● **DESCRIPTION OF THE TASK**
Type again, exactly, the lines below from the start through the line that includes "const cx = d => x(d) + x.bandwidth()/2;".

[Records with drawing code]
==*==

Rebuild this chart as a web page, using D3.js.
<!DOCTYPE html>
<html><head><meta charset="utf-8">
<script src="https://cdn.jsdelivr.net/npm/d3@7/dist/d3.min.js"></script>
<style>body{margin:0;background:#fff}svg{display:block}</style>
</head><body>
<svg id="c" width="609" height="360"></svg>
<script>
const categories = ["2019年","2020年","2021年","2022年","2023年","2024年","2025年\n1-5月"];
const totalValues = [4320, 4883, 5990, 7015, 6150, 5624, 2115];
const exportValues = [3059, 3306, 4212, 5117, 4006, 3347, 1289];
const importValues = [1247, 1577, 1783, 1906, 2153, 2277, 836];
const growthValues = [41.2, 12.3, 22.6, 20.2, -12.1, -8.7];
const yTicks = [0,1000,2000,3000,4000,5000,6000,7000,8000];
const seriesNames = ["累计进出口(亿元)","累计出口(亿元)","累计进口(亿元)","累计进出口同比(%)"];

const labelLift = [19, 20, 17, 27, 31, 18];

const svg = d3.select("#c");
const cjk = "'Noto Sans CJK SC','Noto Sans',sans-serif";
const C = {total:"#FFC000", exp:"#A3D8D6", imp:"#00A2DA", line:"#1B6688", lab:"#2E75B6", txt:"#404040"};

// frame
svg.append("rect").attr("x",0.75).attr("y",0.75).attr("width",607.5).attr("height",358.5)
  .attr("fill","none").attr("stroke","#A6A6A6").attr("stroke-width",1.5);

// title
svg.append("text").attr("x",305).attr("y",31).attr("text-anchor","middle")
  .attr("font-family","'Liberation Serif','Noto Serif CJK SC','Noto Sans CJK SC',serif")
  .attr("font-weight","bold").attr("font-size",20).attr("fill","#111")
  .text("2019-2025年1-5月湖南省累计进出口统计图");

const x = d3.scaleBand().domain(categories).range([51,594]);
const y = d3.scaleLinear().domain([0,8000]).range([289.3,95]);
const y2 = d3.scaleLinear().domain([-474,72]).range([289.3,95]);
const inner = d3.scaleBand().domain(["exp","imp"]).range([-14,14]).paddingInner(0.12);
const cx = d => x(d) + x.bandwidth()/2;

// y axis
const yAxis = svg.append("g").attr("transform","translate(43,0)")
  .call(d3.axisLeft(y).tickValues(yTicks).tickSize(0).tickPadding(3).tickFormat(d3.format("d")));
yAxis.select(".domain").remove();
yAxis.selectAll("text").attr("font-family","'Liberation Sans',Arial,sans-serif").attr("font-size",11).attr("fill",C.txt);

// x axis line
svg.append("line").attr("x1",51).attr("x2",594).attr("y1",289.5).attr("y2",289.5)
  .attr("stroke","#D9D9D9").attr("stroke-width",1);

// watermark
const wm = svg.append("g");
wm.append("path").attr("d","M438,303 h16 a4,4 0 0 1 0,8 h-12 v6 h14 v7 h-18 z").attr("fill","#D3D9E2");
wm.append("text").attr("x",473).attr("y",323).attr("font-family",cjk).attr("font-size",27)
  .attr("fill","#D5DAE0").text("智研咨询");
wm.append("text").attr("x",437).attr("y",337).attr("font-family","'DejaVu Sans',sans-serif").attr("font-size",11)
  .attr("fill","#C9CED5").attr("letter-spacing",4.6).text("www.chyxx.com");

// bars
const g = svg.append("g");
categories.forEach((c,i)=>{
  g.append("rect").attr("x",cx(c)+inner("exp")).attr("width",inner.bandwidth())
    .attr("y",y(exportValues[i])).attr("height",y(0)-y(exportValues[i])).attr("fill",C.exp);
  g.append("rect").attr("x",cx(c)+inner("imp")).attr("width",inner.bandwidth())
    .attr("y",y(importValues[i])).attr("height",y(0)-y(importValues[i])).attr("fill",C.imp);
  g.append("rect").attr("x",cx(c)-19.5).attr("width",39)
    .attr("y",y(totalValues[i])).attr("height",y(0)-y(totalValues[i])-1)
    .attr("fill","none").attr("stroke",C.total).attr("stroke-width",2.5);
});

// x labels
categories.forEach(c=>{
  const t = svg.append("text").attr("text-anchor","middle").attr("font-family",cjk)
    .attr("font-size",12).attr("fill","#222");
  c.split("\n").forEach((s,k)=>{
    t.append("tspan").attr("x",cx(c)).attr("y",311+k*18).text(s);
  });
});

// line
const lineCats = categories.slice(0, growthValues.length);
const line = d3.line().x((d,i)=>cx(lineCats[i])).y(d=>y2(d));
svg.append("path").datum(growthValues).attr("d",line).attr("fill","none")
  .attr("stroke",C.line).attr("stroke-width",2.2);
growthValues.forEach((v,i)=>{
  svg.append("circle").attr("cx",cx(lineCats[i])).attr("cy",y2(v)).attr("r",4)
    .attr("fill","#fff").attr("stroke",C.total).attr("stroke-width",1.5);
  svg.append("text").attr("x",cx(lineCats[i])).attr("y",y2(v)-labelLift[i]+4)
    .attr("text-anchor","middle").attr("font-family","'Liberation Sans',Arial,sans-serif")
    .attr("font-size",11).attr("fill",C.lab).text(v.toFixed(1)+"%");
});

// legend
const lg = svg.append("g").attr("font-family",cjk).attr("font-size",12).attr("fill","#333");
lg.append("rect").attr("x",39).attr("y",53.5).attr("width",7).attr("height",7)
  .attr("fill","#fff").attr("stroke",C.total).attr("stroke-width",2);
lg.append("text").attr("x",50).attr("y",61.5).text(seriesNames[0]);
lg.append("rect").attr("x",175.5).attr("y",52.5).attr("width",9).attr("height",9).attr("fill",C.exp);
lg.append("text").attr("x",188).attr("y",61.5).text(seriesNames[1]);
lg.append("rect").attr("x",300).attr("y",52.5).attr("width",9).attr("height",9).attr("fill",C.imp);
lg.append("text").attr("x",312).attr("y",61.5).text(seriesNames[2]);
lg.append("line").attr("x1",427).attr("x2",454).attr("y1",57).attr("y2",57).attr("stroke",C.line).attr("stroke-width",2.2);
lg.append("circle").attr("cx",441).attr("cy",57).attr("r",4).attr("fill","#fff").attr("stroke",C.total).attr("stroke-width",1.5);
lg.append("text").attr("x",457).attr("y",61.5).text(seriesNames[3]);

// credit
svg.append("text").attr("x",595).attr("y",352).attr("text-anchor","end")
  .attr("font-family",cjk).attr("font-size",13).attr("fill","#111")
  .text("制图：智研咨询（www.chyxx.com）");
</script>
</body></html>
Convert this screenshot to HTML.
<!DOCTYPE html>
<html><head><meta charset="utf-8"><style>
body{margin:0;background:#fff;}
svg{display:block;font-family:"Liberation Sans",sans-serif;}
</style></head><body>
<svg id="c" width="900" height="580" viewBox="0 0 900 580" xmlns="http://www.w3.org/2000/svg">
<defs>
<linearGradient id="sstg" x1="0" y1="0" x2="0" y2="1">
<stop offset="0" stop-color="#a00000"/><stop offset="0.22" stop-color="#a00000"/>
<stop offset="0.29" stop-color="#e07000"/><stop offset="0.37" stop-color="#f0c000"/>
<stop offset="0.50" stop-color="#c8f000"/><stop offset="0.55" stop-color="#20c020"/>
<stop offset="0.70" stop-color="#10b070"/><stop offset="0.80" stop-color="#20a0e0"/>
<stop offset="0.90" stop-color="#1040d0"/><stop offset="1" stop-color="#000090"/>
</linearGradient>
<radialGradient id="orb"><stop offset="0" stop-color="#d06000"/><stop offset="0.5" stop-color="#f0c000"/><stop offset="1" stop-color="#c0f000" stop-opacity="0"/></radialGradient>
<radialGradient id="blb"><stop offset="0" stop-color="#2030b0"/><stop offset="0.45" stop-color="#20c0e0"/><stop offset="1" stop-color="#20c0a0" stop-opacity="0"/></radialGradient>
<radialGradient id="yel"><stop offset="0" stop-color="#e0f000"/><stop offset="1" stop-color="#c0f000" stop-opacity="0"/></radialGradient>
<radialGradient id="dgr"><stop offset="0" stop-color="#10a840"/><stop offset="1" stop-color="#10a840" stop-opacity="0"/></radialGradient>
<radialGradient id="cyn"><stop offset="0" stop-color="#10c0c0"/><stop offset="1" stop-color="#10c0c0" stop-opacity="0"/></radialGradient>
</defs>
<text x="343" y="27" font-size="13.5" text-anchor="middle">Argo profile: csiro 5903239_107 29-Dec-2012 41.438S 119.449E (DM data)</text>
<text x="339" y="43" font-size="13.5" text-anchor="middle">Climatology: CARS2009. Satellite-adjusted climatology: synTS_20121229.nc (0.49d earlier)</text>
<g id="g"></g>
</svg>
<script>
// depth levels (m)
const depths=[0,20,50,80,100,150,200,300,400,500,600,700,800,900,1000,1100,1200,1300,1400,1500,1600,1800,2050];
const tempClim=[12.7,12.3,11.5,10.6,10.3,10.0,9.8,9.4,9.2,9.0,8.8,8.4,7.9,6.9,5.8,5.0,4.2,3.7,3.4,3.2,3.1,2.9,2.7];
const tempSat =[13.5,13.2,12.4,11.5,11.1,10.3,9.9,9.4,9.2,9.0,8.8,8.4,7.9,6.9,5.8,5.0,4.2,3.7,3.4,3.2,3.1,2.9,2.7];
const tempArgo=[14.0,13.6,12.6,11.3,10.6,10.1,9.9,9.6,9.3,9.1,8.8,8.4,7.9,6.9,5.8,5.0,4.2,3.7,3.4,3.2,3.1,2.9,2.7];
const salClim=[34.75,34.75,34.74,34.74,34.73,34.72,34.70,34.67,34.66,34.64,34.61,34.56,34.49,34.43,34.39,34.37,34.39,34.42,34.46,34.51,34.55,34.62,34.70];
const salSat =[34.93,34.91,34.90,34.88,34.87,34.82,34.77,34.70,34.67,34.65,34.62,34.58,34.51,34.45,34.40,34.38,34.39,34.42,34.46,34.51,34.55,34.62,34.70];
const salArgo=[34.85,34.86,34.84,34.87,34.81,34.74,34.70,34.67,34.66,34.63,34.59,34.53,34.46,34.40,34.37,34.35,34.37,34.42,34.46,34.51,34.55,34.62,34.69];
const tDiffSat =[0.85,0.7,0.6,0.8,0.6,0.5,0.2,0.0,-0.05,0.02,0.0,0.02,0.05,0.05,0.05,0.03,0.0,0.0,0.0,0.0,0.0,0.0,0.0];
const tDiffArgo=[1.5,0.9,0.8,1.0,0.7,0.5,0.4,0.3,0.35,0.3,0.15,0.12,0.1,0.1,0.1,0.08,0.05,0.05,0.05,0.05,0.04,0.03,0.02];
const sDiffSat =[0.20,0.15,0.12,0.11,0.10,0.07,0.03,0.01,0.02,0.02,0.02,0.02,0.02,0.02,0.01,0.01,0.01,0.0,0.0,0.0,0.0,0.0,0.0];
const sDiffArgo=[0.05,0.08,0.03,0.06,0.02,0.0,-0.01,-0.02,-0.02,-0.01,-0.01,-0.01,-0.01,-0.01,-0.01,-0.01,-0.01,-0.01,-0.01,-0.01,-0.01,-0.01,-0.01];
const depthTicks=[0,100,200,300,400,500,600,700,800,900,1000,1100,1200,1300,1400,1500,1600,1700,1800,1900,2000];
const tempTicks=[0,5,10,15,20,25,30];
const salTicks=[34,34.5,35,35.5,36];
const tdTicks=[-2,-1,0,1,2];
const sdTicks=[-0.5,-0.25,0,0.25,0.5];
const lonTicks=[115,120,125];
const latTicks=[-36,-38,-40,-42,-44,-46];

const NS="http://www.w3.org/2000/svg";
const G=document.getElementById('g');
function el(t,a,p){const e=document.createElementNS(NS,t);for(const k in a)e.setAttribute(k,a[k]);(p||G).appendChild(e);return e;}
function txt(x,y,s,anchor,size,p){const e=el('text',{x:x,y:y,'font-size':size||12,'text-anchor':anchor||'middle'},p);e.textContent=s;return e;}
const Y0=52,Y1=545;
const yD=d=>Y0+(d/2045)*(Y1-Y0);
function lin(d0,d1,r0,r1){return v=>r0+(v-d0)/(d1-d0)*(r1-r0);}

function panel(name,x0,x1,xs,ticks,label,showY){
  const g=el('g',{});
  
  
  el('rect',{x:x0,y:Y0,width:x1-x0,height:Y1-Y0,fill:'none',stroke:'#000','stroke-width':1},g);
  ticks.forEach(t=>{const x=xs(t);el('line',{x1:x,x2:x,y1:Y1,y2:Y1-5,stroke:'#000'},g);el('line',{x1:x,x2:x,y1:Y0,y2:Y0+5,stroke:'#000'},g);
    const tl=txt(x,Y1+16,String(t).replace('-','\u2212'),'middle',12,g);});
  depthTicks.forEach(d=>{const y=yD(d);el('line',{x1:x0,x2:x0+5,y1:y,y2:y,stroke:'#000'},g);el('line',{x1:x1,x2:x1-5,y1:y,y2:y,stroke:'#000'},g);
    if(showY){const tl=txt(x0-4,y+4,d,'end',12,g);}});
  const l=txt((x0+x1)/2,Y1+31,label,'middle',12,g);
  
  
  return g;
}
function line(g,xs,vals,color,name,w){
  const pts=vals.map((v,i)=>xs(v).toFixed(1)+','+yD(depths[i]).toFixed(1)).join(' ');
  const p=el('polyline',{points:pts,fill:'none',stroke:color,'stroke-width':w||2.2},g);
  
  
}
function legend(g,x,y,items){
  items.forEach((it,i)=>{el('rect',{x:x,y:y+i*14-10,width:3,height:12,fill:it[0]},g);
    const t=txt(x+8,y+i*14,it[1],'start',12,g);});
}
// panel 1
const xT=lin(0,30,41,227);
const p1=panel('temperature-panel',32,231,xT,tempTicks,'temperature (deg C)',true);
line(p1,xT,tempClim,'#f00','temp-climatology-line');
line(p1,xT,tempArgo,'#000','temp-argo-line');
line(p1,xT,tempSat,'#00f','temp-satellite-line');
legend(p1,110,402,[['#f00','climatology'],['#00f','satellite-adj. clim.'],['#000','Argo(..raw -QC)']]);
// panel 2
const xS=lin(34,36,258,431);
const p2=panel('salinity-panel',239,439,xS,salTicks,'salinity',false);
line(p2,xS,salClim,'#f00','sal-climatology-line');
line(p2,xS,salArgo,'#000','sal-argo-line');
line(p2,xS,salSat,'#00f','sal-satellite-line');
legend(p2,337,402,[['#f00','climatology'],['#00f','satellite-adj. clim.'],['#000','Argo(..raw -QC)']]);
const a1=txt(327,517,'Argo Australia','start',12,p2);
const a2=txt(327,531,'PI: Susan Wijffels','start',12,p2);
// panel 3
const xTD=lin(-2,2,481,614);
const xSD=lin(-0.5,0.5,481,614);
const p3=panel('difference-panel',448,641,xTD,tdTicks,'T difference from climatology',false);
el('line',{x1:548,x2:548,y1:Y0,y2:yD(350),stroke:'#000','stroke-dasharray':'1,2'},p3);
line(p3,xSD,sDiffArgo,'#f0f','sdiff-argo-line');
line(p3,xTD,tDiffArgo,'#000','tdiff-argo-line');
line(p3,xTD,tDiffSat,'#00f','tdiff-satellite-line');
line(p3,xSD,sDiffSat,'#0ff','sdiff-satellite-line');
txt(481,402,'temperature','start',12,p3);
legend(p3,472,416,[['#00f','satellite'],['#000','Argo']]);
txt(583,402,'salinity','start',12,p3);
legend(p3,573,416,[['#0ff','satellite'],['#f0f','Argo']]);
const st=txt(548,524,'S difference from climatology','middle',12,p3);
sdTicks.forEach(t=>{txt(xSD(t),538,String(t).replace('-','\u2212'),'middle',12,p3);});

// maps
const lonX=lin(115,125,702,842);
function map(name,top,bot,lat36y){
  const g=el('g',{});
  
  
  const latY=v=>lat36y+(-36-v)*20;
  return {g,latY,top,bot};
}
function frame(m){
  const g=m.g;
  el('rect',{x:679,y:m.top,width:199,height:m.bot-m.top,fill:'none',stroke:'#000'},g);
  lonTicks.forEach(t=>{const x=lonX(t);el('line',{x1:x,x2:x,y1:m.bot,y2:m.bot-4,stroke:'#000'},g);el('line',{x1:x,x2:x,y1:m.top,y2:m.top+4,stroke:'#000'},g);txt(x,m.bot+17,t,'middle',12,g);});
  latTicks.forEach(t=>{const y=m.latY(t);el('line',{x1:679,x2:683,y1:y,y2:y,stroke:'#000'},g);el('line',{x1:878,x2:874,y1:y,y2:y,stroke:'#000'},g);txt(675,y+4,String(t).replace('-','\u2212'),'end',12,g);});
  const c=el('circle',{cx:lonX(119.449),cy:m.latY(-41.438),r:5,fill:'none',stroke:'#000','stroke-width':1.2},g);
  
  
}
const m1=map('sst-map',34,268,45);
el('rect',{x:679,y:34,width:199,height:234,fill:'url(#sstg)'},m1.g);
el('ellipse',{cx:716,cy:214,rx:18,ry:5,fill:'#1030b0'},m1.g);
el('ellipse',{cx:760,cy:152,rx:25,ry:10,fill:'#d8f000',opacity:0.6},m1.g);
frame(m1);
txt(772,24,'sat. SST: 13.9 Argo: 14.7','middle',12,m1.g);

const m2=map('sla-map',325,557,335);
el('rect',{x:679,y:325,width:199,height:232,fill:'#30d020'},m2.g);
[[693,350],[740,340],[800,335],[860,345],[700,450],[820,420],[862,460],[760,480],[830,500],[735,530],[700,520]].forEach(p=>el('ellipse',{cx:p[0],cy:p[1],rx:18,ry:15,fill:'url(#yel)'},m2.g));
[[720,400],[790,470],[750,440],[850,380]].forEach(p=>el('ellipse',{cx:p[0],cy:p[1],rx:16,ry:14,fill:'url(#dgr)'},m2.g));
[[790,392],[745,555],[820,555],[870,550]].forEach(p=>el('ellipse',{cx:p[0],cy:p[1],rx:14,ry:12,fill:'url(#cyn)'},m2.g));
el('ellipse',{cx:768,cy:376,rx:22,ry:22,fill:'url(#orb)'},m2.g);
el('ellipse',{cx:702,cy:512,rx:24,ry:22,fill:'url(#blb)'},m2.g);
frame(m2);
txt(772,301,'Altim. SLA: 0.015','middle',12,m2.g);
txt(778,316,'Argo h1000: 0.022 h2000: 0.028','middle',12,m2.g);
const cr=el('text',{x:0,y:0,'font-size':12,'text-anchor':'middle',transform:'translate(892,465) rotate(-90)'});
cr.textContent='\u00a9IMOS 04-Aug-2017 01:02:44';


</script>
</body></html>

==*==

● **FULL OUTPUT**
Rebuild this chart as a web page, using D3.js.
<!DOCTYPE html>
<html><head><meta charset="utf-8">
<script src="https://cdn.jsdelivr.net/npm/d3@7/dist/d3.min.js"></script>
<style>body{margin:0;background:#fff}svg{display:block}</style>
</head><body>
<svg id="c" width="609" height="360"></svg>
<script>
const categories = ["2019年","2020年","2021年","2022年","2023年","2024年","2025年\n1-5月"];
const totalValues = [4320, 4883, 5990, 7015, 6150, 5624, 2115];
const exportValues = [3059, 3306, 4212, 5117, 4006, 3347, 1289];
const importValues = [1247, 1577, 1783, 1906, 2153, 2277, 836];
const growthValues = [41.2, 12.3, 22.6, 20.2, -12.1, -8.7];
const yTicks = [0,1000,2000,3000,4000,5000,6000,7000,8000];
const seriesNames = ["累计进出口(亿元)","累计出口(亿元)","累计进口(亿元)","累计进出口同比(%)"];

const labelLift = [19, 20, 17, 27, 31, 18];

const svg = d3.select("#c");
const cjk = "'Noto Sans CJK SC','Noto Sans',sans-serif";
const C = {total:"#FFC000", exp:"#A3D8D6", imp:"#00A2DA", line:"#1B6688", lab:"#2E75B6", txt:"#404040"};

// frame
svg.append("rect").attr("x",0.75).attr("y",0.75).attr("width",607.5).attr("height",358.5)
  .attr("fill","none").attr("stroke","#A6A6A6").attr("stroke-width",1.5);

// title
svg.append("text").attr("x",305).attr("y",31).attr("text-anchor","middle")
  .attr("font-family","'Liberation Serif','Noto Serif CJK SC','Noto Sans CJK SC',serif")
  .attr("font-weight","bold").attr("font-size",20).attr("fill","#111")
  .text("2019-2025年1-5月湖南省累计进出口统计图");

const x = d3.scaleBand().domain(categories).range([51,594]);
const y = d3.scaleLinear().domain([0,8000]).range([289.3,95]);
const y2 = d3.scaleLinear().domain([-474,72]).range([289.3,95]);
const inner = d3.scaleBand().domain(["exp","imp"]).range([-14,14]).paddingInner(0.12);
const cx = d => x(d) + x.bandwidth()/2;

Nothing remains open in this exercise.